Instruction
From the listing below, return each line that includes "draw".

[A run of records]
────────
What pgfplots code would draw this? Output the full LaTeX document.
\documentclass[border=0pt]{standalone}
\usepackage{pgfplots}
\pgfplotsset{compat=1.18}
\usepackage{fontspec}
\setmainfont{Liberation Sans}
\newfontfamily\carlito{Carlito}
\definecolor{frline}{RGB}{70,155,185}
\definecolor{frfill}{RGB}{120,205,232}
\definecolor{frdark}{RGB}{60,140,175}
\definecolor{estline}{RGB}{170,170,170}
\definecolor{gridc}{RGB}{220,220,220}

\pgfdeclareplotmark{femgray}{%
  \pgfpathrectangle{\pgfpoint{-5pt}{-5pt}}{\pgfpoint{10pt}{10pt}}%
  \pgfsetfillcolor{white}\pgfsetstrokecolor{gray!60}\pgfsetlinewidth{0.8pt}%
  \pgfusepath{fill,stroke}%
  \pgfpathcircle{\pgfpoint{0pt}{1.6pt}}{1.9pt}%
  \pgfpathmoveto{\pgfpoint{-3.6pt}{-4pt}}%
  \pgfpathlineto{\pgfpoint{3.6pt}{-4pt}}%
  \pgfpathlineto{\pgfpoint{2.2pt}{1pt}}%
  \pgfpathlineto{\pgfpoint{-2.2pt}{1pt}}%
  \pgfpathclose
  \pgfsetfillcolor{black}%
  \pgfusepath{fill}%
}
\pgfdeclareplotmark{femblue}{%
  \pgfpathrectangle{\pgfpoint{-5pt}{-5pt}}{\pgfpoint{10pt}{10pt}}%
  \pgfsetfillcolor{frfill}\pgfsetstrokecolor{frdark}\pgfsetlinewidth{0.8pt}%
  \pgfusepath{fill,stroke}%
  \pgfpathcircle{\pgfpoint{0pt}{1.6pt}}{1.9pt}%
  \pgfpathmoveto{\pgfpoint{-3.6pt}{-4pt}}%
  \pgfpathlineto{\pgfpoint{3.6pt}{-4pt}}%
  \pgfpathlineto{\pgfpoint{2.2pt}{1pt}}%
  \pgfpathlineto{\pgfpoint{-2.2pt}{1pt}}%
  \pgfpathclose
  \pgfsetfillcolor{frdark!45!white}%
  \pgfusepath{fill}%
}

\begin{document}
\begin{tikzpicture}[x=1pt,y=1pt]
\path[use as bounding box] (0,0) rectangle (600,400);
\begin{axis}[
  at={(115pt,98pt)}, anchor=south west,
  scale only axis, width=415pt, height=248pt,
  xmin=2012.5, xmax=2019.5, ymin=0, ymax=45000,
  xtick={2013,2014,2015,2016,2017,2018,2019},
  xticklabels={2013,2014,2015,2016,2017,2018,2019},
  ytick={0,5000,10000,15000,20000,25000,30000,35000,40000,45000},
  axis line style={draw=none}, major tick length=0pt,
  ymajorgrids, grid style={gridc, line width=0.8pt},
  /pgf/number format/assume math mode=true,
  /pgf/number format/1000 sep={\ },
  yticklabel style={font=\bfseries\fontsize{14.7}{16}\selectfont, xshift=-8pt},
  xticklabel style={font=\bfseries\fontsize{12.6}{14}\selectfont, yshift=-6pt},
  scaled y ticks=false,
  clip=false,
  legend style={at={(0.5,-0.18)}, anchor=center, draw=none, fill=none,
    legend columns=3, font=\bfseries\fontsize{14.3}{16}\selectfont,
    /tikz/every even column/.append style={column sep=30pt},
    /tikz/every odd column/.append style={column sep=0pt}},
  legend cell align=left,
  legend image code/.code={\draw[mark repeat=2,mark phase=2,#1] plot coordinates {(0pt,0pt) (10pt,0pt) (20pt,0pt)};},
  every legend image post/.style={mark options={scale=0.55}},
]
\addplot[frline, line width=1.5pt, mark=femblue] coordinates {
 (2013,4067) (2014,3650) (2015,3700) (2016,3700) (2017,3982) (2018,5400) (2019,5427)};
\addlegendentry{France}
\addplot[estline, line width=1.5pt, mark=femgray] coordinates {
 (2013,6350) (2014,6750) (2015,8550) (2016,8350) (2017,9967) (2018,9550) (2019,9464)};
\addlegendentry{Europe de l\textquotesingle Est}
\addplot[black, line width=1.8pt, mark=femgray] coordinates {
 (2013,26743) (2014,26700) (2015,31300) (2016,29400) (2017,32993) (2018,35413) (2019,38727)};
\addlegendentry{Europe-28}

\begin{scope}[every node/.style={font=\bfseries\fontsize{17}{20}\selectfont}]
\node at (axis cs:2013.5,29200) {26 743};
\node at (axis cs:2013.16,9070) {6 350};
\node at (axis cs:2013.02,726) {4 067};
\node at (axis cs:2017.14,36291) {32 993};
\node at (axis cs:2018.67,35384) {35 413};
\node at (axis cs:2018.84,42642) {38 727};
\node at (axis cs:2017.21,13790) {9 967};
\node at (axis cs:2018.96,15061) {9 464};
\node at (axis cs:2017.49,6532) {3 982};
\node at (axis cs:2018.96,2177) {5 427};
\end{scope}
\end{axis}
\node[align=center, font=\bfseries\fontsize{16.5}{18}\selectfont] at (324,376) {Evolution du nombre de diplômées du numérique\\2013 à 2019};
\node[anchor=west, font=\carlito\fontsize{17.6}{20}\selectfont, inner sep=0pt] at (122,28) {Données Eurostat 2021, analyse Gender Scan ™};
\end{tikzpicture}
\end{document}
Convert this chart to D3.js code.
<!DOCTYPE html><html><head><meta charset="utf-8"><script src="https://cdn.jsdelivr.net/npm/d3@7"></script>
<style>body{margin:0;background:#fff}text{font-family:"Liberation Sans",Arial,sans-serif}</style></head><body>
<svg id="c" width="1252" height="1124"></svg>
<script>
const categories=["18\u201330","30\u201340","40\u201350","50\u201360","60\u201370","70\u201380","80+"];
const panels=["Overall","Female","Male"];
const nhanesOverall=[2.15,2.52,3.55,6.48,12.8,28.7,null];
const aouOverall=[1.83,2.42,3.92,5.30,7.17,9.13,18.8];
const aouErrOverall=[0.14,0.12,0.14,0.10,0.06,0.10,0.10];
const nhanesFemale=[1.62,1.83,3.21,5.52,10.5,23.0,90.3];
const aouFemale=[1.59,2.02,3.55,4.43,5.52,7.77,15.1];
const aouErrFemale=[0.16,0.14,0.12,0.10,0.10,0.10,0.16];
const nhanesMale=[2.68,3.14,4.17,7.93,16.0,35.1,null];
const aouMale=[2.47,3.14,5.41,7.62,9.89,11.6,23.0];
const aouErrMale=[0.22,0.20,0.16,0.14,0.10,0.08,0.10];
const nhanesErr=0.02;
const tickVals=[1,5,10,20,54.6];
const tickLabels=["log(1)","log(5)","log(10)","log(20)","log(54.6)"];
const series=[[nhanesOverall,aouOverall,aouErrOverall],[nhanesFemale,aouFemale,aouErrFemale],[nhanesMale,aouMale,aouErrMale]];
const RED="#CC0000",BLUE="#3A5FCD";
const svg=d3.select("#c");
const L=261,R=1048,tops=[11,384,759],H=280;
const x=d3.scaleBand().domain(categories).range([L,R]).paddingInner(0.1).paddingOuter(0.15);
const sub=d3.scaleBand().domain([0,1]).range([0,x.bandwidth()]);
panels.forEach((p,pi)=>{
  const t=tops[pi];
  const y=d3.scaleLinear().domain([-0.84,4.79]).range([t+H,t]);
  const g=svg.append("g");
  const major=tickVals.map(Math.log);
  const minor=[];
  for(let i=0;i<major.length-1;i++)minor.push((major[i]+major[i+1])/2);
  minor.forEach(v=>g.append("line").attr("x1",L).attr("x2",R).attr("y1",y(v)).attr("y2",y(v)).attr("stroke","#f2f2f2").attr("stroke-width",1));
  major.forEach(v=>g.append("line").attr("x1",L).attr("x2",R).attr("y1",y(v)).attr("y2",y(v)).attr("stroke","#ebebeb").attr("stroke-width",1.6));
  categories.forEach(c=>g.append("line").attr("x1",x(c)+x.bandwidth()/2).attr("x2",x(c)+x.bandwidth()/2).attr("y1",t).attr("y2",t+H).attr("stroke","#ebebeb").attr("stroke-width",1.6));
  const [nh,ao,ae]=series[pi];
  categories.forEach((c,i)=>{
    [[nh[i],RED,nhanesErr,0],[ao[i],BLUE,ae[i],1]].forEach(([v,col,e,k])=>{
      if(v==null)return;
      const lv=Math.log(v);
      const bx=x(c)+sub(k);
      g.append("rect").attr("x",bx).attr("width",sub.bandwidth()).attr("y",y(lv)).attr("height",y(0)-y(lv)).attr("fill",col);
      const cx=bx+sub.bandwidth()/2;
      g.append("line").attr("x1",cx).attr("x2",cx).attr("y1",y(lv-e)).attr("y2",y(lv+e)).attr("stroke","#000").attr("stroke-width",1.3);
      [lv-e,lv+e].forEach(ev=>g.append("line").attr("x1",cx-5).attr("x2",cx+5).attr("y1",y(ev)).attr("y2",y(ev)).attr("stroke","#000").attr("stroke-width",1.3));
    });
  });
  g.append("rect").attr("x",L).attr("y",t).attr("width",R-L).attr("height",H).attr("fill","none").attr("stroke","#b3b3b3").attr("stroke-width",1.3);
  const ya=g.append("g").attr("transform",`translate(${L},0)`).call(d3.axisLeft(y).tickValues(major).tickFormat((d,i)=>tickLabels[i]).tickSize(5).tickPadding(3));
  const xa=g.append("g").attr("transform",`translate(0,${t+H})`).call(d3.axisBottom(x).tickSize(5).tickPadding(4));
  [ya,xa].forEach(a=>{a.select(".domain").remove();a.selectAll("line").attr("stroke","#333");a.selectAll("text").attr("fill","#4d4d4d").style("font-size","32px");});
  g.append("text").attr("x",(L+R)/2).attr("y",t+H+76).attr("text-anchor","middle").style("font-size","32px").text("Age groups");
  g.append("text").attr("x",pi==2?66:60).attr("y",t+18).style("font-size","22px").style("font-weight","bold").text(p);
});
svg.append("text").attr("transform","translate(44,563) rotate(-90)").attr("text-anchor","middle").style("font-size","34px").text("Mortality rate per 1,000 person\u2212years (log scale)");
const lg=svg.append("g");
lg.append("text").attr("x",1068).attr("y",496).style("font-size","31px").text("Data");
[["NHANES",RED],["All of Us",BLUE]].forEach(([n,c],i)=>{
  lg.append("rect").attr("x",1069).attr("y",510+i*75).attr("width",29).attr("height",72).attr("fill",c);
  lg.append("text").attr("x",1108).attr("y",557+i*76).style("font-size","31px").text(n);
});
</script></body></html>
────────
The reply
What pgfplots code would draw this? Output the full LaTeX document.
  axis line style={draw=none}, major tick length=0pt,
  legend style={at={(0.5,-0.18)}, anchor=center, draw=none, fill=none,
  legend image code/.code={\draw[mark repeat=2,mark phase=2,#1] plot coordinates {(0pt,0pt) (10pt,0pt) (20pt,0pt)};},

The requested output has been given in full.